[Source code of charts]
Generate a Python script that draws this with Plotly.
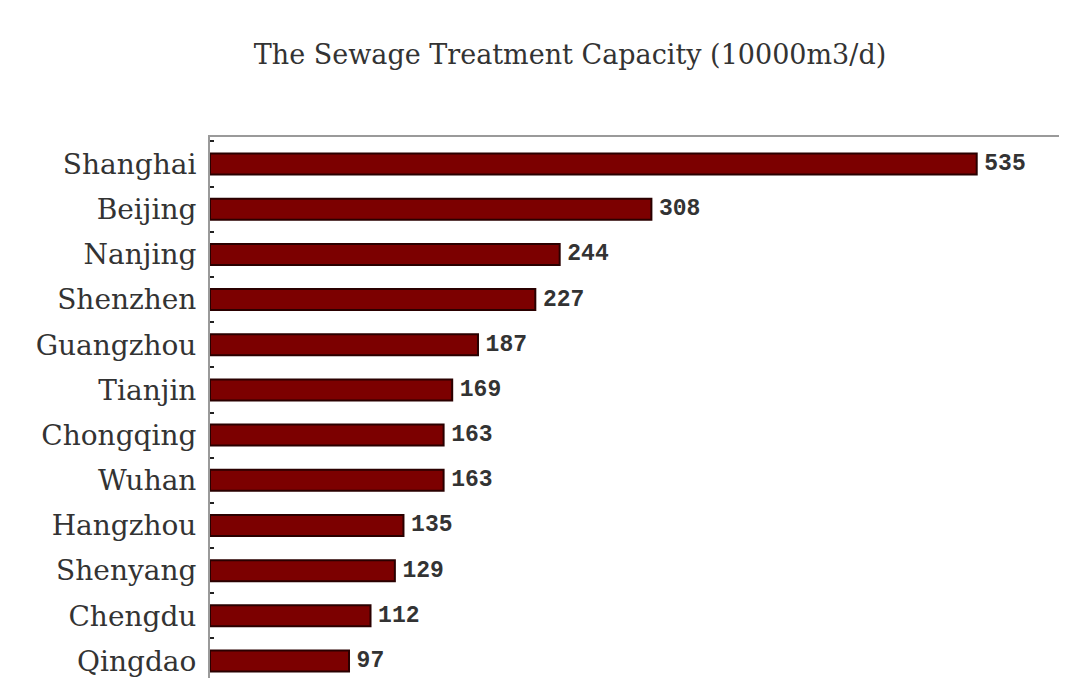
import plotly.graph_objects as go

cities = ["Shanghai", "Beijing", "Nanjing", "Shenzhen", "Guangzhou", "Tianjin",
          "Chongqing", "Wuhan", "Hangzhou", "Shenyang", "Chengdu", "Qingdao"]
capacity = [535, 308, 244, 227, 187, 169, 163, 163, 135, 129, 112, 97]

title_text = "The Sewage Treatment Capacity (10000m3/d)"

fig = go.Figure(
    go.Bar(
        x=capacity,
        y=cities,
        orientation="h",
        marker=dict(color="#7c0000", line=dict(color="#2a0000", width=2)),
        text=capacity,
        texttemplate="\u2009%{x}",
        textposition="outside",
        constraintext="none",
        textfont=dict(family="Liberation Mono", size=23, color="#333333", weight="bold"),
        cliponaxis=False,
    )
)

fig.update_layout(
    width=1059,
    height=670,
    margin=dict(l=202, r=0, t=129, b=0),
    paper_bgcolor="white",
    plot_bgcolor="white",
    showlegend=False,
    bargap=0.535,
    title=dict(
        text=title_text,
        x=562 / 1059, xref="container", xanchor="center",
        y=1 - 47 / 670, yref="container", yanchor="middle",
        font=dict(family="DejaVu Serif", size=27, color="#333333"),
    ),
    xaxis=dict(
        range=[0, 598],
        side="top",
        showline=True, linecolor="#9a9a9a", linewidth=2,
        showgrid=False, zeroline=False, showticklabels=False, ticks="",
    ),
    yaxis=dict(
        categoryorder="array", categoryarray=cities,
        range=[11.376, -0.598],
        showline=True, linecolor="#9a9a9a", linewidth=2,
        showgrid=False, zeroline=False,
        ticks="inside", ticklen=4, tickwidth=2, tickcolor="#222222",
        tickson="boundaries",
        ticklabelstandoff=6,
        tickfont=dict(family="DejaVu Serif", size=28, color="#333333"),
    ),
)

fig.write_html("out.html")
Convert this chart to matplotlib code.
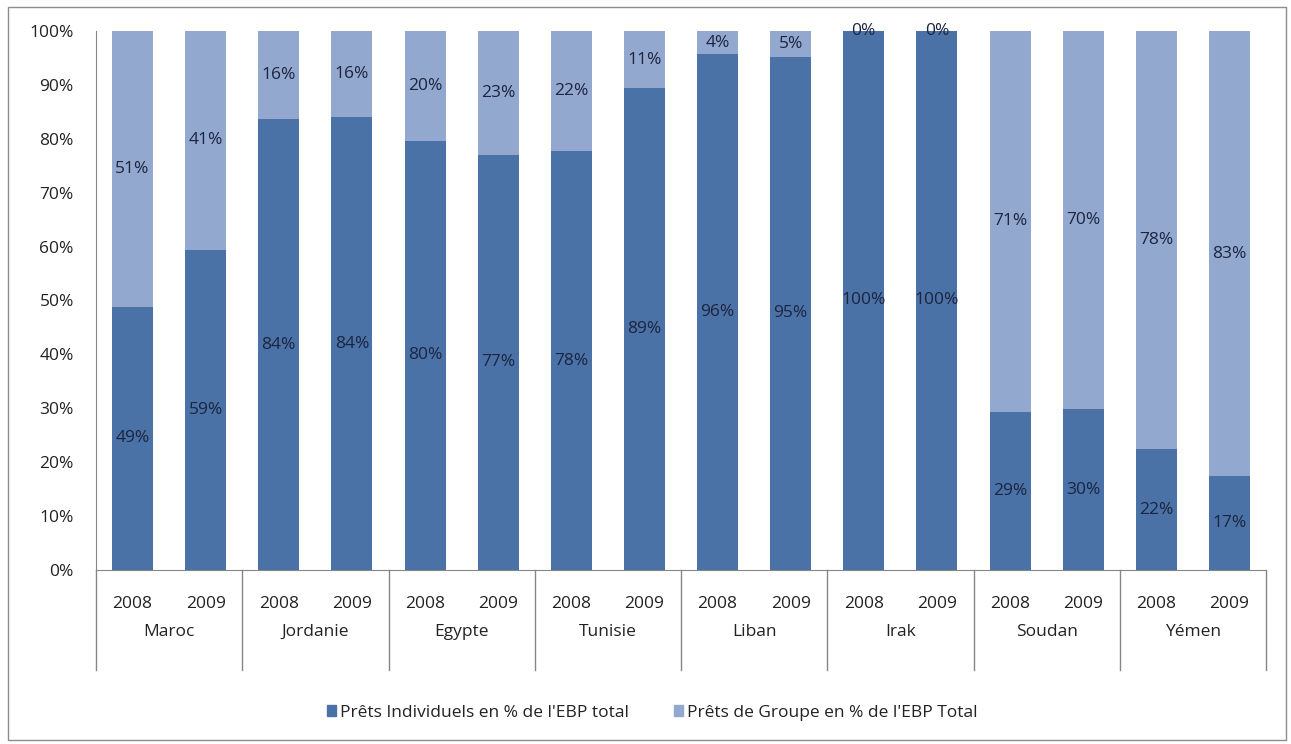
import matplotlib
matplotlib.use("Agg")
import matplotlib.pyplot as plt
from matplotlib.patches import Rectangle
import matplotlib.transforms as mtransforms

plt.rcParams['font.family'] = ['Open Sans', 'DejaVu Sans']

countries = ["Maroc", "Jordanie", "Egypte", "Tunisie", "Liban", "Irak", "Soudan", "Yémen"]
years = ["2008", "2009"]
individuels = [48.8, 59.4, 83.6, 84.0, 79.6, 77.0, 77.7, 89.4, 95.7, 95.2, 100.0, 100.0, 29.4, 29.8, 22.4, 17.4]
groupe = [51.2, 40.6, 16.4, 16.0, 20.4, 23.0, 22.3, 10.6, 4.3, 4.8, 0.0, 0.0, 70.6, 70.2, 77.6, 82.6]
yticks = [0, 10, 20, 30, 40, 50, 60, 70, 80, 90, 100]
legend_labels = ["Prêts Individuels en % de l'EBP total", "Prêts de Groupe en % de l'EBP Total"]

c_ind = "#4A72A6"
c_grp = "#93A8CE"
txt = "#1C2440"
fs = 12.5

W, H = 1291, 744
fig = plt.figure(figsize=(W / 100, H / 100), dpi=100)
ax = fig.add_axes([96 / W, 1 - 570 / H, (1266 - 96) / W, (570 - 31) / H])

x = list(range(len(individuels)))
ax.bar(x, individuels, width=0.56, color=c_ind, zorder=2)
ax.bar(x, groupe, width=0.56, bottom=individuels, color=c_grp, zorder=2)

for i in x:
    v1, v2 = individuels[i], groupe[i]
    ax.text(i, v1 / 2, f"{v1:.0f}%", ha="center", va="center", fontsize=fs, color=txt, zorder=3)
    ax.text(i, v1 + v2 / 2, f"{v2:.0f}%", ha="center", va="center", fontsize=fs, color=txt, zorder=3)

ax.set_xlim(-0.5, len(individuels) - 0.5)
ax.set_ylim(0, 100)
ax.set_yticks(yticks)
ax.set_yticklabels([f"{t}%" for t in yticks], fontsize=fs, color="#222222")
ax.tick_params(axis="y", length=0, pad=16)
ax.set_xticks([])
for s in ["top", "right"]:
    ax.spines[s].set_visible(False)
ax.spines["left"].set_color("#868686")
ax.spines["bottom"].set_color("#868686")

trans = mtransforms.blended_transform_factory(ax.transData, ax.transAxes)
ax_h = 570 - 31
y_year = -(604 - 570) / ax_h
y_country = -(632 - 570) / ax_h
y_sep = -(670 - 570) / ax_h

for i in x:
    ax.text(i, y_year, years[i % 2], transform=trans, ha="center", va="center", fontsize=fs, color="#222222")
for g, name in enumerate(countries):
    ax.text(2 * g + 0.5, y_country, name, transform=trans, ha="center", va="center", fontsize=fs, color="#222222")
for g in range(len(countries) + 1):
    xs = 2 * g - 0.5
    ax.plot([xs, xs], [0, y_sep], transform=trans, color="#868686", lw=1, clip_on=False)

# legend
handles = [Rectangle((0, 0), 1, 1, color=c_ind), Rectangle((0, 0), 1, 1, color=c_grp)]
fig.legend(handles, legend_labels, loc="center", bbox_to_anchor=(652 / W, 1 - 713 / H), ncol=2,
           frameon=False, fontsize=fs, handlelength=0.55, handleheight=0.6, handletextpad=0.2,
           columnspacing=2.6, labelcolor="#222222")

# outer border
fig.patches.append(Rectangle((8 / W, 1 - 740 / H), (1286 - 8) / W, (740 - 7) / H, transform=fig.transFigure,
                             fill=False, edgecolor="#8C8C8C", lw=1))

fig.savefig("out.png", dpi=100)
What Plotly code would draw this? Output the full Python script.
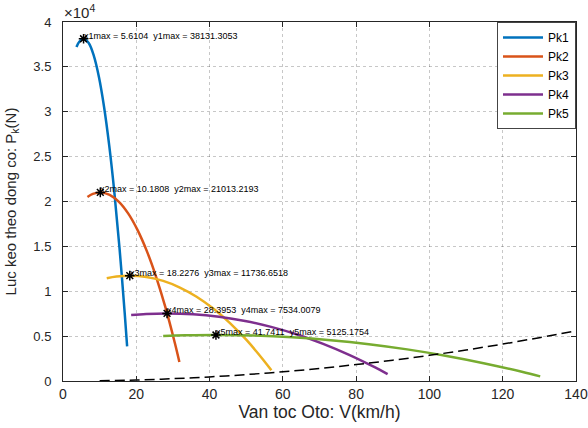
import plotly.graph_objects as go

# Traction force curves Pk (N) vs vehicle speed V (km/h)
v1 = [3.67, 4.49, 5.61, 7.01, 8.42, 9.82, 11.22, 12.62, 14.03, 15.43, 16.83, 17.50]
p1 = [37216, 37826, 38131, 37654, 36224, 33841, 30505, 26215, 20972, 14776, 7626, 3851]

v2 = [6.67, 8.14, 10.18, 12.73, 15.27, 17.82, 20.36, 22.91, 25.45, 28.00, 30.54, 31.76]
p2 = [20509, 20845, 21013, 20750, 19962, 18649, 16810, 14446, 11557, 8143, 4203, 2122]

v3 = [11.94, 14.58, 18.23, 22.78, 27.34, 31.90, 36.46, 41.01, 45.57, 50.13, 54.68, 56.87]
p3 = [11455, 11643, 11737, 11590, 11150, 10417, 9390, 8069, 6455, 4548, 2347, 1185]

v4 = [18.60, 22.72, 28.40, 35.49, 42.59, 49.69, 56.79, 63.89, 70.99, 78.09, 85.19, 88.59]
p4 = [7353, 7474, 7534, 7440, 7157, 6686, 6027, 5180, 4144, 2919, 1507, 761]

v5 = [27.34, 33.39, 41.74, 52.18, 62.61, 73.05, 83.48, 93.92, 104.35, 114.79, 125.22, 130.23]
p5 = [5002, 5084, 5125, 5061, 4869, 4548, 4100, 3523, 2819, 1986, 1025, 518]

# Resistance (dashed) curve
vw = [10, 20, 30, 40, 50, 60, 70, 80, 90, 100, 110, 120, 130, 140]
pw = [29, 114, 257, 457, 714, 1029, 1400, 1829, 2314, 2857, 3457, 4114, 4829, 5600]

# Maximum points
peak_v = [5.6104, 10.1808, 18.2276, 28.3953, 41.7411]
peak_p = [38131.3053, 21013.2193, 11736.6518, 7534.0079, 5125.1754]

names = ["Pk1", "Pk2", "Pk3", "Pk4", "Pk5"]
colors = ["#0072BD", "#D95319", "#EDB120", "#7E2F8E", "#77AC30"]

x_ticks = [0, 20, 40, 60, 80, 100, 120, 140]
y_tickvals = [0, 5000, 10000, 15000, 20000, 25000, 30000, 35000, 40000]
y_ticktext = ["0", "0.5", "1", "1.5", "2", "2.5", "3", "3.5", "4"]

FONT = "Liberation Sans, Arial, sans-serif"

fig = go.Figure()
for v, p, n, c in zip([v1, v2, v3, v4, v5], [p1, p2, p3, p4, p5], names, colors):
    fig.add_trace(go.Scatter(x=v, y=p, mode="lines", name=n,
                             line=dict(color=c, width=2.5, shape="spline")))

fig.add_trace(go.Scatter(x=vw, y=pw, mode="lines", showlegend=False,
                         line=dict(color="black", width=1.5, dash="10px,5px", shape="spline")))

fig.add_trace(go.Scatter(x=peak_v, y=peak_p, mode="markers", showlegend=False,
                         marker=dict(symbol="asterisk-open", size=8, color="black",
                                     line=dict(color="black", width=1.5))))

for i, (vx, py) in enumerate(zip(peak_v, peak_p)):
    k = i + 1
    fig.add_annotation(x=vx, y=py, xref="x", yref="y",
                       text=f"x{k}max = {vx:.4f}\u00a0\u00a0y{k}max = {py:.4f}",
                       showarrow=False, xanchor="left", yanchor="middle",
                       yshift=3, xshift=-2,
                       font=dict(family=FONT, size=9, color="black"))

fig.add_annotation(x=0, y=1, xref="paper", yref="paper", xanchor="left", yanchor="bottom",
                   text="\u00d710<sup>4</sup>", showarrow=False, yshift=-1, xshift=-1,
                   font=dict(family=FONT, size=15, color="#262626"))

axis_common = dict(showline=True, linecolor="#262626", linewidth=1, mirror="ticks",
                   ticks="inside", ticklen=5, tickcolor="#262626",
                   showgrid=True, gridcolor="rgba(0,0,0,0.22)", griddash="dot",
                   zeroline=False, automargin=False)

fig.update_xaxes(range=[0, 140], tickvals=x_ticks,
                 tickfont=dict(family=FONT, size=14, color="#262626"),
                 title=dict(text="Van toc Oto: V(km/h)", standoff=4,
                            font=dict(family=FONT, size=17.5, color="#262626")),
                 **axis_common)
fig.update_yaxes(range=[0, 40000], tickvals=y_tickvals, ticktext=y_ticktext,
                 tickfont=dict(family=FONT, size=13, color="#262626"),
                 ticklabelstandoff=8,
                 title=dict(text="Luc keo theo dong co: P<sub>k</sub>(N)", standoff=13,
                            font=dict(family=FONT, size=15, color="#262626")),
                 **axis_common)

fig.update_layout(
    width=588, height=428,
    margin=dict(l=63, r=12, t=22, b=47, autoexpand=False),
    plot_bgcolor="white", paper_bgcolor="white",
    legend=dict(x=1, y=1, xanchor="right", yanchor="top",
                bgcolor="white", bordercolor="#444444", borderwidth=1,
                font=dict(family=FONT, size=12, color="black"),
                tracegroupgap=0, itemwidth=40),
)

fig.write_html("out.html", config={"displayModeBar": False},
               post_script="document.body.style.margin='0';document.body.style.overflow='hidden';")
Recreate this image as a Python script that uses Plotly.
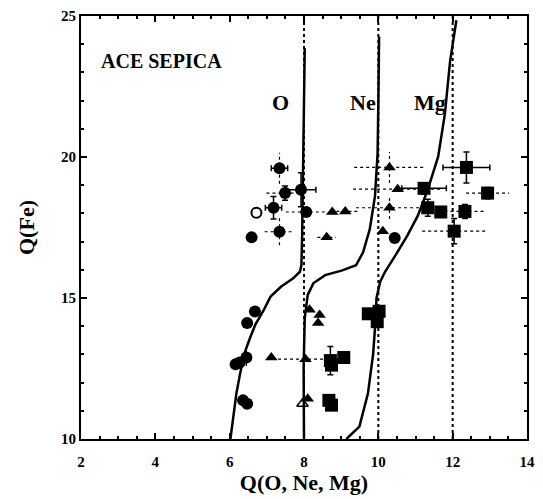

* What you are asked to do *
Identify and extract each line of the listing that contains "Python".

* In response *
Generate a Python script that draws this with Plotly.
What Plotly code would draw this? Output the full Python script.
Recreate this image as a Python script that uses Plotly.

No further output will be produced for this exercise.